Even employees differ, and differ over time - I now feel like any performance discussion (not necessarily the formal review) where they only say what I've done well is a bit of a waste of time - my ego doesn't need stroking, I already know I did a good job, I'm looking for constructive criticism for how I can improve further.

Regardless of the reasons or validity of the review - which none of us will know - the most important thing is that criticism isn't just the end of it - what you need to do is a follow up with a plan on how to address them - so the manager isn't happy about X, ok, so what is their expectation (Y?) - what does success look like, do you need support from your manager to achieve it, over what time frame, what actions need to be taken, then a finite date or even checkpoints where you can re-evaluate how you have improved. Have other people in the role achieved Y, what are they doing differently, or do they have different skills. Putting this into place can help you feel better, and shift the feeling from "omg I'm terrible" to "I'm learning and I'm on a journey and at the end of it I will be a more skilled and matured person than I am now"

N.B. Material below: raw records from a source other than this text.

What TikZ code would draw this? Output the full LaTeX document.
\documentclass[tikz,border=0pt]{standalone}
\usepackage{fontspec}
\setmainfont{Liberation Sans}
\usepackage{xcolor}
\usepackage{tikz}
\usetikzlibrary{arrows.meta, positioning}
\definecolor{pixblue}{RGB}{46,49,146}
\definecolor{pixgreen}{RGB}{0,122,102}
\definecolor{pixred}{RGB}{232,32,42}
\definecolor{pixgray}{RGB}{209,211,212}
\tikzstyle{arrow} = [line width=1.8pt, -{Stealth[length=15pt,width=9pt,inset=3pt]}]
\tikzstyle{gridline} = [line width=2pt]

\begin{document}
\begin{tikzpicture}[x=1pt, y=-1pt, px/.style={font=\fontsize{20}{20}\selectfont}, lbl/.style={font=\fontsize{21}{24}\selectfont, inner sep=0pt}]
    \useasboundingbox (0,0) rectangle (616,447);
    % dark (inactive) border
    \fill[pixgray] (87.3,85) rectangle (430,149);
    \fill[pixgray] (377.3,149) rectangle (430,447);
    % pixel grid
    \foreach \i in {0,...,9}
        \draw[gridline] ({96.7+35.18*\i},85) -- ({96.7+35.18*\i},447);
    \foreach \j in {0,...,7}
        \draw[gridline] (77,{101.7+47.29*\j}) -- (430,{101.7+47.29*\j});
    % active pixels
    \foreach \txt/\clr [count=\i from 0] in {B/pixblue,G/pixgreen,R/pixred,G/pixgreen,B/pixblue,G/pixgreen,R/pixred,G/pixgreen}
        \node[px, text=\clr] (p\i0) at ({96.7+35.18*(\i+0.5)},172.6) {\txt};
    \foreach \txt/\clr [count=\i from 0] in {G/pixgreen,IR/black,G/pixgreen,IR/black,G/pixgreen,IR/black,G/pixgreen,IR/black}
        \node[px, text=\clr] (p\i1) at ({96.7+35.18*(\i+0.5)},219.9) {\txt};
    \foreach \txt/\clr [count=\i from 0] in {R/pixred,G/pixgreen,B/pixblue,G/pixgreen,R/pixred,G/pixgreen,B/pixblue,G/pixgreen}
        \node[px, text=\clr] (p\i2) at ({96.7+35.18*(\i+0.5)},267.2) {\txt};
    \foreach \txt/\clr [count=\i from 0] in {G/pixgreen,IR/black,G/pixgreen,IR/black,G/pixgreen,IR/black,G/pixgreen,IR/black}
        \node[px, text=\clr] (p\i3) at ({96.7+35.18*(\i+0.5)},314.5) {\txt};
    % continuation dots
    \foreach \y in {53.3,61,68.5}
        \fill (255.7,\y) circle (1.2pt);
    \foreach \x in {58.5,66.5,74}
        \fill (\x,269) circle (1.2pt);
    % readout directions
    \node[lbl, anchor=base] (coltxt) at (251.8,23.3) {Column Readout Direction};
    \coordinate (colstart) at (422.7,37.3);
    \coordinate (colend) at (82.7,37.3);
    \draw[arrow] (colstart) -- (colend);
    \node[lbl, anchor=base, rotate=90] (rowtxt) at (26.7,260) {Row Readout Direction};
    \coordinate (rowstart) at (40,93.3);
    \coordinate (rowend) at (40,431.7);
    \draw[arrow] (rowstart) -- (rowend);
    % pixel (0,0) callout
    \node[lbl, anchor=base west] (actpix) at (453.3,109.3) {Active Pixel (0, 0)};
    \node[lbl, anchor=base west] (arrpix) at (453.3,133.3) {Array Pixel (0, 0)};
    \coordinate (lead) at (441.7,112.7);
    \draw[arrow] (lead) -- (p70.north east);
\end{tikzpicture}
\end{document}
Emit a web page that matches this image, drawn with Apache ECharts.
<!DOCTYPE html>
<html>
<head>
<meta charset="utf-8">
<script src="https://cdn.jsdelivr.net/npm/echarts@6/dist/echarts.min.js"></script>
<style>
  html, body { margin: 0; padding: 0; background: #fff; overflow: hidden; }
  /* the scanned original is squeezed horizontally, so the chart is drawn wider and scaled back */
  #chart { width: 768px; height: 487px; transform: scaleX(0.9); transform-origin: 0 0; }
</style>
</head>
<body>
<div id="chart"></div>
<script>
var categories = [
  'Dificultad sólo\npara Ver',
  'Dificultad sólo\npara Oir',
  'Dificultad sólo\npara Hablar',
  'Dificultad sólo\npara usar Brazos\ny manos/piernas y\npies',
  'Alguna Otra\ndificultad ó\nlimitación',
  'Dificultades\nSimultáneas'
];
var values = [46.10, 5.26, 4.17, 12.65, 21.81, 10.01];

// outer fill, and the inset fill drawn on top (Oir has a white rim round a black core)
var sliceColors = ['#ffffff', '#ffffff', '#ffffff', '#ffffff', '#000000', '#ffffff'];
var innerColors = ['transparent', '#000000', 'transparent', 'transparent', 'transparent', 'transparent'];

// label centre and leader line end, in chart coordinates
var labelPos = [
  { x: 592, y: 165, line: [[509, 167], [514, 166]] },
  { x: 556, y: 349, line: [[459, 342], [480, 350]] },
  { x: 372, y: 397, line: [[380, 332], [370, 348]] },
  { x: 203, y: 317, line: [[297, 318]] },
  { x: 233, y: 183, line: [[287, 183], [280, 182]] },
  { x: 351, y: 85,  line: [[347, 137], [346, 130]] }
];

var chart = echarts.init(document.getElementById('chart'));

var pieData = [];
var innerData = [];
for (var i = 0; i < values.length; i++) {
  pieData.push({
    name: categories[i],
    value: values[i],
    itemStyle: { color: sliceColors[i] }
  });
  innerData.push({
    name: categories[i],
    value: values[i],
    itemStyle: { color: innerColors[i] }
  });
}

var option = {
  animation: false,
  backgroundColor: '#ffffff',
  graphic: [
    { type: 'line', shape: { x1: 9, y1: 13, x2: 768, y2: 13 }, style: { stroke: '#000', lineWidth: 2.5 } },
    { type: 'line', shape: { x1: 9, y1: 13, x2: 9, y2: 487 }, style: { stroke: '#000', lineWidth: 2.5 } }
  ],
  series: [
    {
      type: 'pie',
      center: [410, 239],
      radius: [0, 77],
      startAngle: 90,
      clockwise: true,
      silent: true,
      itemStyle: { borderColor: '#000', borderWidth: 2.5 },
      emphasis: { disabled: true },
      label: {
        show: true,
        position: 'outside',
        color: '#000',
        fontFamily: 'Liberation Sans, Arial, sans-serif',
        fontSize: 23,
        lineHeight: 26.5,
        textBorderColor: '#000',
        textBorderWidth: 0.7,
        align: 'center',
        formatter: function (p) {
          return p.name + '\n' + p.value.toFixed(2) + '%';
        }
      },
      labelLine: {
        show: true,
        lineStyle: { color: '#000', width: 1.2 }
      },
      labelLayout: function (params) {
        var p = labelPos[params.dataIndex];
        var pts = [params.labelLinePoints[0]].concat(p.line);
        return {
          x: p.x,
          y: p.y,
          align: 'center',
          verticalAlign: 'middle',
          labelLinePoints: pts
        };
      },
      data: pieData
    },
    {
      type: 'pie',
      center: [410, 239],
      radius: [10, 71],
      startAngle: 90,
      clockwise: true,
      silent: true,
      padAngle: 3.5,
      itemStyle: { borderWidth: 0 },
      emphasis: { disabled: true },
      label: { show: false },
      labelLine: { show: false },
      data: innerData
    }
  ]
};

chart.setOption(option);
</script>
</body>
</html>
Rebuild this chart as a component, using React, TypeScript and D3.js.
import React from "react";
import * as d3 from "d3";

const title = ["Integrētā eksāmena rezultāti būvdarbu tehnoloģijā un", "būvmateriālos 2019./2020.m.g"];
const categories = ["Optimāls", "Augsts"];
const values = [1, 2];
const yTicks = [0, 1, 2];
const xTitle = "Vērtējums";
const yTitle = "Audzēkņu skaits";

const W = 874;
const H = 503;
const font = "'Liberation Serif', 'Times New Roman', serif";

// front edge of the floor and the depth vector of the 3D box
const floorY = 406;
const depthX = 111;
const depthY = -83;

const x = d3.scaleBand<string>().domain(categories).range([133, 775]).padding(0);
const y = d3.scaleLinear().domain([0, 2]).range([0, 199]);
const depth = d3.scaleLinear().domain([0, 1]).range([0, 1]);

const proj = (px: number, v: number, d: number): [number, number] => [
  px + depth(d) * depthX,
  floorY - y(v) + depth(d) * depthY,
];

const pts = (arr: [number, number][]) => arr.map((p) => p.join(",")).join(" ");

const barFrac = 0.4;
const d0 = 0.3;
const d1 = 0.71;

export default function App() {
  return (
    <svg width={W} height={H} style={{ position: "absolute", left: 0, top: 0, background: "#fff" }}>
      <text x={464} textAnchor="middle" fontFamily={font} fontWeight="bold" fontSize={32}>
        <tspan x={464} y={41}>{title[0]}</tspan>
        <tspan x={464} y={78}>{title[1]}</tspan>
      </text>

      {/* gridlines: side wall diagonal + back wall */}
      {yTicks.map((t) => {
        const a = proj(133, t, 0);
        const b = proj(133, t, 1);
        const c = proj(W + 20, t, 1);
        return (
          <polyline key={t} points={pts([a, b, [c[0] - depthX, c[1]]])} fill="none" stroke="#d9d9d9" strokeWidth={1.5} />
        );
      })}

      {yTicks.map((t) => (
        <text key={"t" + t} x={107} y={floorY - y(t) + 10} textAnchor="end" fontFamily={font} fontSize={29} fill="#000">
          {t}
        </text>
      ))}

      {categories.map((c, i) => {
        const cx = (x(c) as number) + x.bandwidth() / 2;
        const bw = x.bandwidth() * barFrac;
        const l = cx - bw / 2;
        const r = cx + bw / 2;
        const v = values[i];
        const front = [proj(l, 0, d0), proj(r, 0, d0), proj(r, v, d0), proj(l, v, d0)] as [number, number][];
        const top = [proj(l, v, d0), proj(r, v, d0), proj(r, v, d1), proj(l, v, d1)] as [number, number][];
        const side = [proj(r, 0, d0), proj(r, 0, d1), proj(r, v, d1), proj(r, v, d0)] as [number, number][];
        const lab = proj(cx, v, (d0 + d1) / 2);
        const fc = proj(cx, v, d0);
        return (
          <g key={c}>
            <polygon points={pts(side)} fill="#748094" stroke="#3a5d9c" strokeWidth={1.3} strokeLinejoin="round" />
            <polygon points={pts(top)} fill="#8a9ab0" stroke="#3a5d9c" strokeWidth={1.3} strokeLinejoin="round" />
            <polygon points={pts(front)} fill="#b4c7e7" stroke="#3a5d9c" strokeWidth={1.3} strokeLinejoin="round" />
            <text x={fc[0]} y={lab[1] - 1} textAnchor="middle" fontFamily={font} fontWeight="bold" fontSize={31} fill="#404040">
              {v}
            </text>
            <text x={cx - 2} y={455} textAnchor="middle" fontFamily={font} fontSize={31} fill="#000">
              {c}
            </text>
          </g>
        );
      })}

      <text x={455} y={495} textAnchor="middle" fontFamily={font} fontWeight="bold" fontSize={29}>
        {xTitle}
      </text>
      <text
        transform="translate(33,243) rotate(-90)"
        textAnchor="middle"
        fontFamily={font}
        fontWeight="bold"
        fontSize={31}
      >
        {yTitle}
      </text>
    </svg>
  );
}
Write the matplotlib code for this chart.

posted by xdvesper at 3:31 PM on February 1, 2018

Many companies seem to adopt an approach to performance that assumes that keeping people feeling like they still have lots to achieve is a way of keeping them motivated. Also keep in mind that most managers never get any coaching in how to give a good performance review. Your manager should be focusing on strengths as well as weaknesses. At a company I recently worked for, it was actually an advantage to rate yourself poorly in some areas, just so that you could demonstrate ongoing "improvement". It's my opinion that institutionalised annual or semi-annual performance reviews are generally a perverse and ineffective practice that only leave people demoralised. Getting informal feedback on your performance in the moment is far more effective. Perhaps you could ask for more of this approach?